Europa. Imagem da Sonda Galileo. Fonte: Wikipédia.

 

Calisto. Imagem da Sonda Galileo. Fonte: Wikipédia.

 

                   Nem tudo aconteceu assim, a paz não voltou. Ela passou a odiá-lo, espalhou suposta atitude inconveniente, quando no fundo fora saudade e Ele nunca faria isso, mesmo que pudesse, porventura, ter desejado. Não o faria, por profundo respeito a Ela e aos seus compromissos pessoais. As amigas dela o atacaram, o ironizaram, separaram o mundo entre jovens e velhos, entre quem pode e quem não pode, desfizeram as pontes entre relações humanas, que são eternas e não dependem de idade. E quem fez isso esconde seus próprios demônios, seus interesses e supostas verdades formadas por mentiras, desilusão.

 

                   Ela o tratou como um antigo leproso, emudeceu, o repugnou. Elas o acusaram de espalhar doenças, maldições, que afetaram o vigor do Cavalo. Mas o Cavalo e o Serafim sabiam a verdade, as motivações para tudo aquilo, o tempo mostraria que as doenças nada tinham a ver com Ele, foram acontecimentos oportunistas. Ela precisava de descanso, vivia distribuindo sua energia vital. O Serafim se sacrificou por Ela e por onde andava e voava, pelos ares, pelas águas, pelas areias, Ele pedia aos céus para recuperá-la, devolverem seu sorriso e sua força, que o sol retornasse e brilhasse iluminando os passos e o coração dela, afastando a escuridão. Doou parte de si para Ela, porque Ele a conhecia, mesmo distantes no tempo eram próximos, mesmo atravessando buracos negros, eram capazes de se encontrar em outras dimensões, ainda que se negassem, o Universo formaria ondas que os trariam de volta em função de suas origens comuns, finitas e semelhantes.

 

Ilustração artística do Planeta Próxima B

 Fonte: http://www.businessinsider.com.

 

                   O Serafim teve, chorando por dentro, que partir para o Planeta Próxima B, onde se encontrou e se aconselhou com alguns amigos Templários e bebeu Doogh, feito de leite das éguas de São Jorge, e um Whisky Bruadar, para se fortalecer.

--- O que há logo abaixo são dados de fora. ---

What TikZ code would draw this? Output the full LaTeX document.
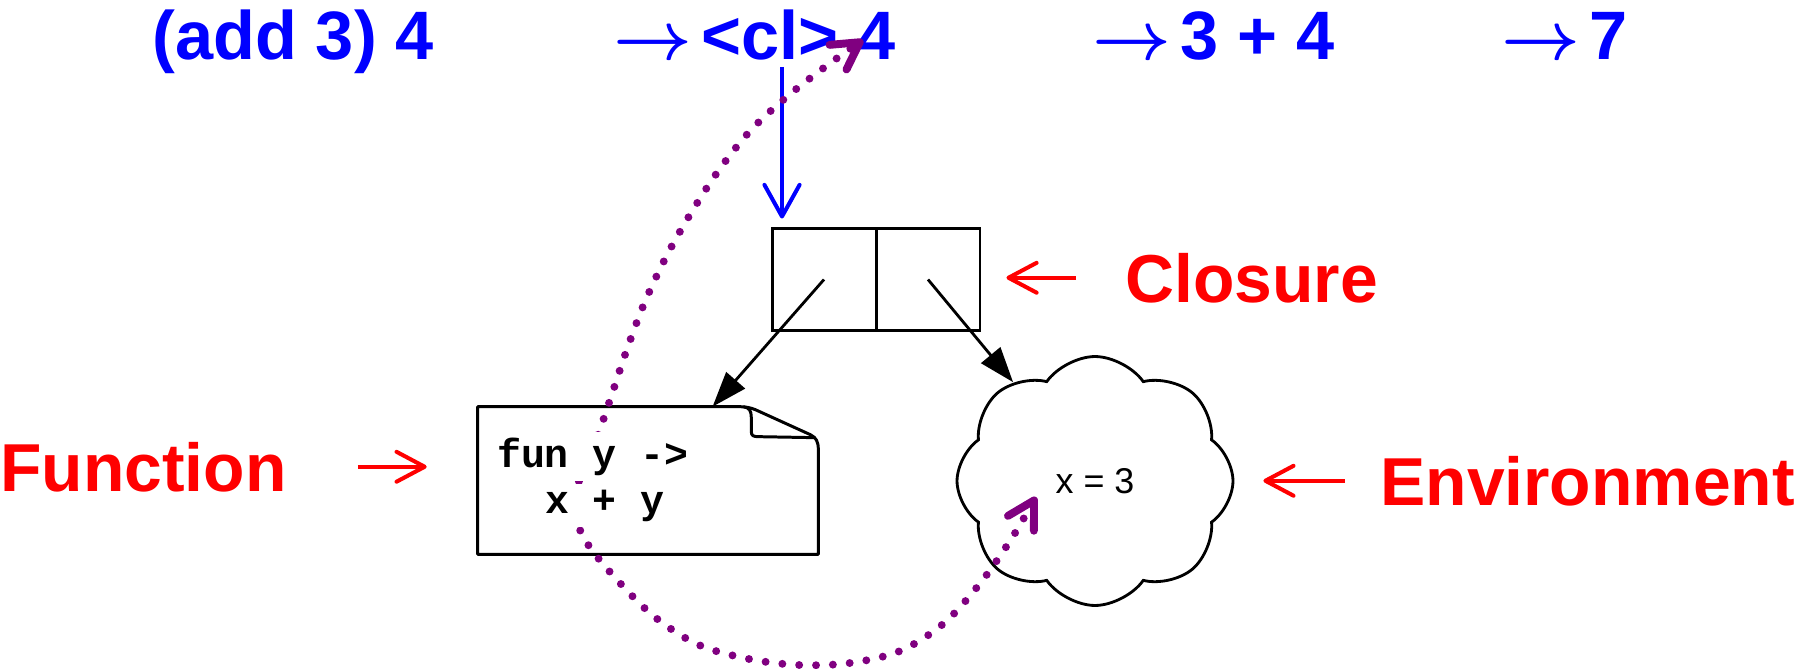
\documentclass[tikz,border=0pt]{standalone}
\usepackage{fix-cm}
\usepackage{fontspec}
\setmainfont{Liberation Sans}
\setmonofont{Liberation Mono}
\usetikzlibrary{arrows.meta,shapes.symbols,calc}
\definecolor{ppl}{RGB}{128,0,128}
\newcommand{\arrgap}{\hspace{0.14em}}
\begin{document}
\begin{tikzpicture}[x=0.02cm,y=-0.02cm,
  toptext/.style={text=blue, font=\fontsize{39}{46}\selectfont\bfseries\boldmath, inner sep=0pt, anchor=base west},
  lbl/.style={text=red, font=\fontsize{38.6}{46}\selectfont\bfseries, inner sep=0pt, anchor=base west},
  codetext/.style={font=\fontsize{22.7}{26}\selectfont\ttfamily\bfseries, inner xsep=1pt, inner ysep=3pt, fill=white, anchor=base west},
  cell/.style={draw, line width=1.7pt, minimum width=2.08cm, minimum height=2.06cm, inner sep=0pt},
  ptr/.style={line width=1.6pt, -{Triangle[length=20pt,width=14pt]}},
  bluearr/.style={blue, line width=2.3pt, -{Straight Barb[length=18pt,width=20pt,round]}},
  redarr/.style={red, line width=2.3pt, -{Straight Barb[length=16pt,width=17pt,round]}},
  trail/.style={ppl, line width=4.5pt, line cap=round, dash pattern=on 0pt off 9.6pt,
     arrows={Straight Barb[length=15pt,width=17pt,round]-Straight Barb[length=15pt,width=17pt,round]}},
  outline/.style={line width=1.7pt, line join=round}
]
\useasboundingbox (0,0) rectangle (1799,669);

% top row
\node[toptext] (t1) at (152,60) {(add 3) 4};
\node[toptext] (t2) at (613,60) {$\rightarrow$\arrgap<cl> 4};
\node[toptext] (t3) at (1092,60) {$\rightarrow$\arrgap3 + 4};
\node[toptext] (t4) at (1501,60) {$\rightarrow$\arrgap7};

% closure cells
\node[cell] (cl1) at (824,279.5) {};
\node[cell] (cl2) at (928,279.5) {};

% function box
\node[minimum width=6.8cm, minimum height=2.94cm, inner sep=0pt] (func) at (648,480.5) {};
\draw[outline] (func.south west) -- (func.north west) -- ($(func.north east)+(-81,0)$)
  .. controls ($(func.north east)+(-72,0)$) and ($(func.north east)+(-68,1)$) .. ($(func.north east)+(-63,3)$)
  -- ($(func.north east)+(-8,28)$)
  .. controls ($(func.north east)+(-2,31)$) and ($(func.north east)+(0,35)$) .. ($(func.north east)+(0,43)$)
  -- (func.south east) -- cycle;
\draw[outline] ($(func.north east)+(-75,0)$)
  .. controls ($(func.north east)+(-69,1)$) and ($(func.north east)+(-67,4)$) .. ($(func.north east)+(-67,11)$)
  -- ($(func.north east)+(-67,25)$)
  .. controls ($(func.north east)+(-67,29)$) and ($(func.north east)+(-65,30)$) .. ($(func.north east)+(-60,30)$)
  -- ($(func.north east)+(-3,31)$);

% environment cloud
\node[draw, cloud, cloud puffs=8, cloud puff arc=110, aspect=1.1, minimum width=5.52cm, minimum height=4.98cm,
      line width=1.6pt, inner sep=0pt, font=\fontsize{20.4}{24}\selectfont] (env) at (1095,481) {x = 3};

% pointers
\draw[ptr] (cl1.center) -- (func);
\draw[ptr] (cl2.center) -- (env);

% blue arrow
\coordinate (clref) at (782,67);
\draw[bluearr, shorten >=0.16cm] (clref) -- (clref |- cl1.north);

% labels
\node[lbl] (closure) at (1125,302) {Closure};
\node[lbl] (function) at (0,491) {Function};
\node[lbl] (environment) at (1380,505) {Environment};
\draw[redarr, shorten <=0.98cm, shorten >=0.5cm] (closure.west) -- (closure.west -| cl2.east);
\draw[redarr, shorten <=1.42cm, shorten >=1.02cm] (function.east) -- (function.east -| func.west);
\draw[redarr, shorten <=0.7cm, shorten >=0.58cm] (environment.west) -- (environment.west -| env.east);

% purple trail
\coordinate (pEnv) at (1036,497);
\coordinate (pTop) at (863,40);
\draw[trail] plot[smooth, tension=0.55] coordinates {(pEnv) (1008,544) (978,586) (943,624) (900,651) (850,663) (799,665) (749,659) (699,645) (656,618) (619,582) (587,543) (574,510) (580,478) (593,449) (610,400) (626,352) (644,304) (666,257) (691,213) (719,170) (751,130) (789,95) (829,64) (pTop)};

% code text
\node[codetext] (code1) at (495,467) {fun y ->};
\node[codetext] (code2) at (543,513) {x + y};
\end{tikzpicture}
\end{document}
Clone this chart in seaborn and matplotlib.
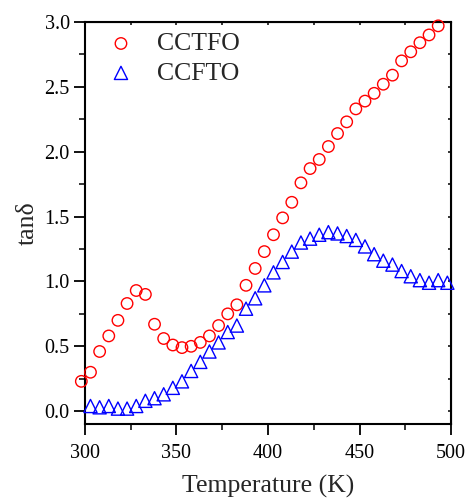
import numpy as np
import pandas as pd
import seaborn as sns
import matplotlib.pyplot as plt
from matplotlib.ticker import MultipleLocator

# CCTFO (red circles)
temp_cctfo = [298, 303, 308, 313, 318, 323, 328, 333, 338, 343,
              348, 353, 358, 363, 368, 373, 378, 383, 388, 393,
              398, 403, 408, 413, 418, 423, 428, 433, 438, 443,
              448, 453, 458, 463, 468, 473, 478, 483, 488, 493]
tan_cctfo = [0.23, 0.30, 0.46, 0.58, 0.70, 0.83, 0.93, 0.90, 0.67, 0.56,
             0.51, 0.49, 0.50, 0.53, 0.58, 0.66, 0.75, 0.82, 0.97, 1.10,
             1.23, 1.36, 1.49, 1.61, 1.76, 1.87, 1.94, 2.04, 2.14, 2.23,
             2.33, 2.39, 2.45, 2.52, 2.59, 2.70, 2.77, 2.84, 2.90, 2.97]

# CCFTO (blue triangles)
temp_ccfto = [303, 308, 313, 318, 323, 328, 333, 338, 343, 348,
              353, 358, 363, 368, 373, 378, 383, 388, 393, 398,
              403, 408, 413, 418, 423, 428, 433, 438, 443, 448,
              453, 458, 463, 468, 473, 478, 483, 488, 493, 498]
tan_ccfto = [0.04, 0.03, 0.04, 0.02, 0.02, 0.04, 0.08, 0.10, 0.13, 0.18,
             0.23, 0.31, 0.38, 0.46, 0.53, 0.61, 0.66, 0.79, 0.87, 0.97,
             1.07, 1.15, 1.23, 1.30, 1.33, 1.36, 1.38, 1.37, 1.35, 1.32,
             1.27, 1.21, 1.16, 1.13, 1.08, 1.04, 1.01, 0.99, 1.01, 0.99]

sns.set_style("ticks")
plt.rcParams['font.family'] = ['Liberation Serif', 'DejaVu Serif']

fig = plt.figure(figsize=(4.68, 4.99), dpi=100)
ax = fig.add_axes([0.1816, 0.150, 0.7821, 0.806])

sns.scatterplot(x=temp_cctfo, y=tan_cctfo, ax=ax, marker='o', s=68,
                facecolor='none', edgecolor='#ff0000', linewidth=1.0,
                label='CCTFO', clip_on=False, zorder=3)
sns.scatterplot(x=temp_ccfto, y=tan_ccfto, ax=ax, marker='^', s=90,
                facecolor='none', edgecolor='#0000ff', linewidth=1.0,
                label='CCFTO', clip_on=False, zorder=3)

ax.set_xlim(300, 500)
ax.set_ylim(-0.1, 3.0)
ax.xaxis.set_major_locator(MultipleLocator(50))
ax.xaxis.set_minor_locator(MultipleLocator(25))
ax.yaxis.set_major_locator(MultipleLocator(0.5))
ax.yaxis.set_minor_locator(MultipleLocator(0.25))
ax.yaxis.set_major_formatter(plt.FormatStrFormatter('%.1f'))

for s in ax.spines.values():
    s.set_visible(True)
    s.set_linewidth(1.5)
    s.set_color('black')

ax.tick_params(which='major', direction='out', length=8, width=1.3,
               labelsize=14.5, pad=3, colors='black')
ax.tick_params(which='minor', direction='out', length=4.5, width=1.3)
ax.tick_params(axis='x', which='major', pad=6)
ax.tick_params(which='both', top=False, right=False)

# short ticks on the top and right frame
sec_x = ax.secondary_xaxis('top')
sec_x.xaxis.set_major_locator(MultipleLocator(25))
sec_x.tick_params(direction='in', length=2.5, width=1.3)
sec_x.set_xticklabels([])
sec_y = ax.secondary_yaxis('right')
sec_y.yaxis.set_major_locator(MultipleLocator(0.25))
sec_y.tick_params(direction='in', length=2.5, width=1.3)
sec_y.set_yticklabels([])

ax.set_xlabel('Temperature (K)', fontsize=18.5, labelpad=9)
ax.set_ylabel('tanδ', fontsize=18.5, labelpad=4)

ax.legend(loc='upper left', bbox_to_anchor=(0.0, 1.0), frameon=False,
          fontsize=18.5, borderaxespad=0.2, borderpad=0.2, handlelength=2.0,
          handletextpad=0.4, labelspacing=0.25)

fig.savefig('out.png', dpi=100)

Um dia, Ele pegou sua viola flamenca e cantou esta canção:

 

“Quatro luas no horizonte,

E a saudade não se apaga

Falta-lhe algo na alma

Sozinho em um mundo distante.

 

Ela ergueu suas mãos sagradas das águas

E agarrou as suas asas

Voo entre dimensões

Mergulho entre orações.

 

Batalhas irreais

Lutadas pela madrugada

A vida real escondida num quarto

A espera de um tempo concêntrico.

 

Flechas lançadas em direções opostas

Rumam pelo Universo finito

Sorte de se encontrarem

E tornarem o maldito bendito”.

 

                   Partiu, não por Ela, independente do coração talhado a machado, era boa, delicada e gentil quando seu monstro interno estava pacificado. Parte Ele carregou consigo, parte ficou com Ela, parte ficou com alguns que achavam que sabiam a verdade, tolos. Por intuição e vendo adiante, como é comum aos Serafins, deixou com Ela relíquias para que evitasse os perigos que estariam adiante. Não a quis mal, não poderia, até porque Ela foi uma coisa boa em sua vida e lhe ensinou muito em tão pouco tempo. Ainda derrama luz sobre Ela, suas orações sobre a cabeça dela porque se considera Amigo. Assim como Deus determinou, todas as coisas acontecem, repetem-se.

 

                   Ela, como muitos cavalos, cavalga por aí... a buscar seu rumo, até em si. Uns acham que Ela endureceu, outros, que se perdeu. Ele sabe que, um dia, Ela sairá do mundo das fantasias. Ele sabe, porque a conhece bem. Ainda hoje, em momentos mais inesperados, Ela se materializa diante dele. Ele lança uma oração aos Céus, pedindo paz para o coração dela, proteção.

 

                   Alguns contam que a constelação de Pégasos, a do Cavalo Alado, surgiu desse encontro do Cavalo com o Serafim, nada tendo a ver com Zeus, o Deus do Olimpo. Pégasos junto ao Cisne e à Águia guardariam o segredo do enigma de Andrômeda, ainda a ser revelado. Pégasos fica dando piruetas na abóbada celeste e, de vez em quando, fica de cabeça para baixo.

 

 

Fonte da Ilustração: http://www.myinterestingfacts.com.

 

 

                   Até a próxima aventura!

 

(Esta é uma obra de ficção, de realismo fantástico, não tendo compromisso com a verdade ou com situações e fatos que possam ter ocorrido na vida real.)